PROVIDED DATA:
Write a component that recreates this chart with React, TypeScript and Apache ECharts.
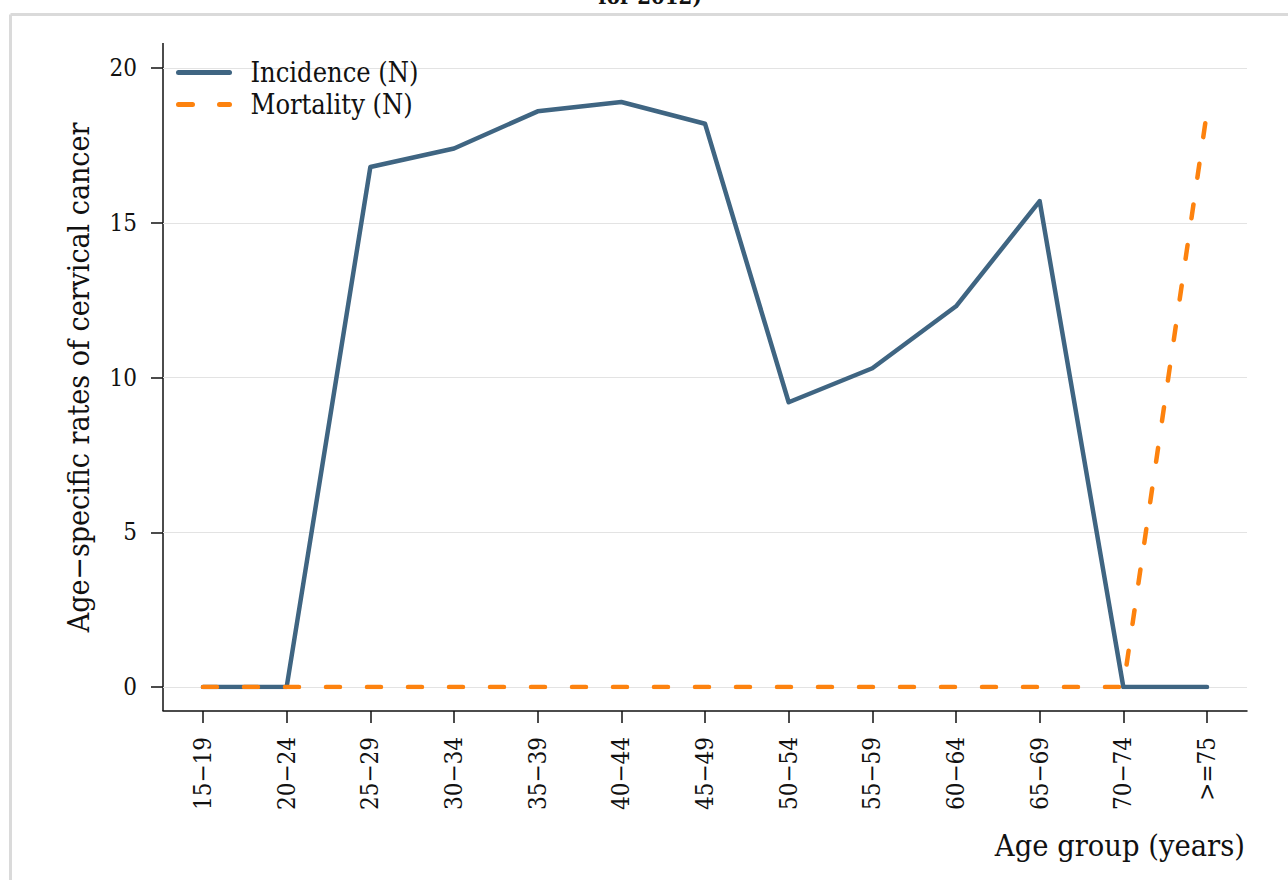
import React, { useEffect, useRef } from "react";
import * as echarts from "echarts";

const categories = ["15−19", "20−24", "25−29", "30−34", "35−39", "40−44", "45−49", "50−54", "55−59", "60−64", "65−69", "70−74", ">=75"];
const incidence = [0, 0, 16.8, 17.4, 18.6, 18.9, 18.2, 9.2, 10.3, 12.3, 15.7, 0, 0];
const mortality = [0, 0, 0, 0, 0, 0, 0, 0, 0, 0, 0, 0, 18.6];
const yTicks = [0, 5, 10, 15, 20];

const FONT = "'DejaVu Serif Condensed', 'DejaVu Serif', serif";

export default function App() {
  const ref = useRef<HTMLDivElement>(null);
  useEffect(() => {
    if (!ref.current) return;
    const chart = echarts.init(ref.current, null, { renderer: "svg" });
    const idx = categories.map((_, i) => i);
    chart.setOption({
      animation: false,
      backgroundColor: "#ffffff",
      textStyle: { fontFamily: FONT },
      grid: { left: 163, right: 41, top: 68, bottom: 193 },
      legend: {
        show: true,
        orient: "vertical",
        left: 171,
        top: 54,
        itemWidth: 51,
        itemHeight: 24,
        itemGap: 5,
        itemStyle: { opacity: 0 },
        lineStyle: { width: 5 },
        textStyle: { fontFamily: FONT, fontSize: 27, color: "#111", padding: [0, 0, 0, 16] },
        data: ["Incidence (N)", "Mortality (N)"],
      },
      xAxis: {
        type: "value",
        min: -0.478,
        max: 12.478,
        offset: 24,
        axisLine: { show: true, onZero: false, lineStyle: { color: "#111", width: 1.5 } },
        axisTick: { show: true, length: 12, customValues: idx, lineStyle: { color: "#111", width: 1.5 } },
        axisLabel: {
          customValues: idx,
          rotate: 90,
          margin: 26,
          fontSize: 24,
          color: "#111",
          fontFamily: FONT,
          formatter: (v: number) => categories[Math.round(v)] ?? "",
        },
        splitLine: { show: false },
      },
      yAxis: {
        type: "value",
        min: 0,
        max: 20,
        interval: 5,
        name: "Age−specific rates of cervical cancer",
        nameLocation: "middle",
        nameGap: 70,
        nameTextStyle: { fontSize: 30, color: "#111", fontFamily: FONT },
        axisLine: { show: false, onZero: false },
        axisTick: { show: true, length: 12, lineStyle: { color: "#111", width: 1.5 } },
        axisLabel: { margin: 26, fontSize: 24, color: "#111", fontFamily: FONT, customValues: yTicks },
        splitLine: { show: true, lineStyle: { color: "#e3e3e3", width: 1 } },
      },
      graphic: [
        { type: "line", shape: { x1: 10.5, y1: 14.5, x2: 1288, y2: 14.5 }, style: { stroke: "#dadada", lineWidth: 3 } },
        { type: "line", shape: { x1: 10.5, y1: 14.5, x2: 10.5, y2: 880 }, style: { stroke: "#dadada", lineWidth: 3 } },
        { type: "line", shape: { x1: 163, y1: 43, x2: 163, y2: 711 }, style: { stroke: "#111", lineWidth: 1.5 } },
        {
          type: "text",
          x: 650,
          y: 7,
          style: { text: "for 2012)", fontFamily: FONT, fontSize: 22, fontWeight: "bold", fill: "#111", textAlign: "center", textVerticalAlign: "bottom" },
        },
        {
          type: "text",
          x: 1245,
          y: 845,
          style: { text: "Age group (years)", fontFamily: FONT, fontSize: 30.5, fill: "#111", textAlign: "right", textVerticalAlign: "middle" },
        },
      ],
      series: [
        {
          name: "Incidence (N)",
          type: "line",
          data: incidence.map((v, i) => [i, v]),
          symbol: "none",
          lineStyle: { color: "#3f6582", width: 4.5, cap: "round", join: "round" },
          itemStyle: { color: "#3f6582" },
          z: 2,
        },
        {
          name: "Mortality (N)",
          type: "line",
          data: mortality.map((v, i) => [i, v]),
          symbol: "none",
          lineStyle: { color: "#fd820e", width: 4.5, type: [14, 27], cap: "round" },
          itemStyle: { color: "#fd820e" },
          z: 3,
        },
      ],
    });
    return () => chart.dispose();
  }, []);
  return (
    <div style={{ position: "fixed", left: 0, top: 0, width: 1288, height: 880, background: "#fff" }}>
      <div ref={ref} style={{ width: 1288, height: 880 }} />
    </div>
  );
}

SHORT EXERCISE: Restate the full listing verbatim and drop every picture.

ANSWER TO THIS PROBLEM:
Write a component that recreates this chart with React, TypeScript and Apache ECharts.
import React, { useEffect, useRef } from "react";
import * as echarts from "echarts";

const categories = ["15−19", "20−24", "25−29", "30−34", "35−39", "40−44", "45−49", "50−54", "55−59", "60−64", "65−69", "70−74", ">=75"];
const incidence = [0, 0, 16.8, 17.4, 18.6, 18.9, 18.2, 9.2, 10.3, 12.3, 15.7, 0, 0];
const mortality = [0, 0, 0, 0, 0, 0, 0, 0, 0, 0, 0, 0, 18.6];
const yTicks = [0, 5, 10, 15, 20];

const FONT = "'DejaVu Serif Condensed', 'DejaVu Serif', serif";

export default function App() {
  const ref = useRef<HTMLDivElement>(null);
  useEffect(() => {
    if (!ref.current) return;
    const chart = echarts.init(ref.current, null, { renderer: "svg" });
    const idx = categories.map((_, i) => i);
    chart.setOption({
      animation: false,
      backgroundColor: "#ffffff",
      textStyle: { fontFamily: FONT },
      grid: { left: 163, right: 41, top: 68, bottom: 193 },
      legend: {
        show: true,
        orient: "vertical",
        left: 171,
        top: 54,
        itemWidth: 51,
        itemHeight: 24,
        itemGap: 5,
        itemStyle: { opacity: 0 },
        lineStyle: { width: 5 },
        textStyle: { fontFamily: FONT, fontSize: 27, color: "#111", padding: [0, 0, 0, 16] },
        data: ["Incidence (N)", "Mortality (N)"],
      },
      xAxis: {
        type: "value",
        min: -0.478,
        max: 12.478,
        offset: 24,
        axisLine: { show: true, onZero: false, lineStyle: { color: "#111", width: 1.5 } },
        axisTick: { show: true, length: 12, customValues: idx, lineStyle: { color: "#111", width: 1.5 } },
        axisLabel: {
          customValues: idx,
          rotate: 90,
          margin: 26,
          fontSize: 24,
          color: "#111",
          fontFamily: FONT,
          formatter: (v: number) => categories[Math.round(v)] ?? "",
        },
        splitLine: { show: false },
      },
      yAxis: {
        type: "value",
        min: 0,
        max: 20,
        interval: 5,
        name: "Age−specific rates of cervical cancer",
        nameLocation: "middle",
        nameGap: 70,
        nameTextStyle: { fontSize: 30, color: "#111", fontFamily: FONT },
        axisLine: { show: false, onZero: false },
        axisTick: { show: true, length: 12, lineStyle: { color: "#111", width: 1.5 } },
        axisLabel: { margin: 26, fontSize: 24, color: "#111", fontFamily: FONT, customValues: yTicks },
        splitLine: { show: true, lineStyle: { color: "#e3e3e3", width: 1 } },
      },
      graphic: [
        { type: "line", shape: { x1: 10.5, y1: 14.5, x2: 1288, y2: 14.5 }, style: { stroke: "#dadada", lineWidth: 3 } },
        { type: "line", shape: { x1: 10.5, y1: 14.5, x2: 10.5, y2: 880 }, style: { stroke: "#dadada", lineWidth: 3 } },
        { type: "line", shape: { x1: 163, y1: 43, x2: 163, y2: 711 }, style: { stroke: "#111", lineWidth: 1.5 } },
        {
          type: "text",
          x: 650,
          y: 7,
          style: { text: "for 2012)", fontFamily: FONT, fontSize: 22, fontWeight: "bold", fill: "#111", textAlign: "center", textVerticalAlign: "bottom" },
        },
        {
          type: "text",
          x: 1245,
          y: 845,
          style: { text: "Age group (years)", fontFamily: FONT, fontSize: 30.5, fill: "#111", textAlign: "right", textVerticalAlign: "middle" },
        },
      ],
      series: [
        {
          name: "Incidence (N)",
          type: "line",
          data: incidence.map((v, i) => [i, v]),
          symbol: "none",
          lineStyle: { color: "#3f6582", width: 4.5, cap: "round", join: "round" },
          itemStyle: { color: "#3f6582" },
          z: 2,
        },
        {
          name: "Mortality (N)",
          type: "line",
          data: mortality.map((v, i) => [i, v]),
          symbol: "none",
          lineStyle: { color: "#fd820e", width: 4.5, type: [14, 27], cap: "round" },
          itemStyle: { color: "#fd820e" },
          z: 3,
        },
      ],
    });
    return () => chart.dispose();
  }, []);
  return (
    <div style={{ position: "fixed", left: 0, top: 0, width: 1288, height: 880, background: "#fff" }}>
      <div ref={ref} style={{ width: 1288, height: 880 }} />
    </div>
  );
}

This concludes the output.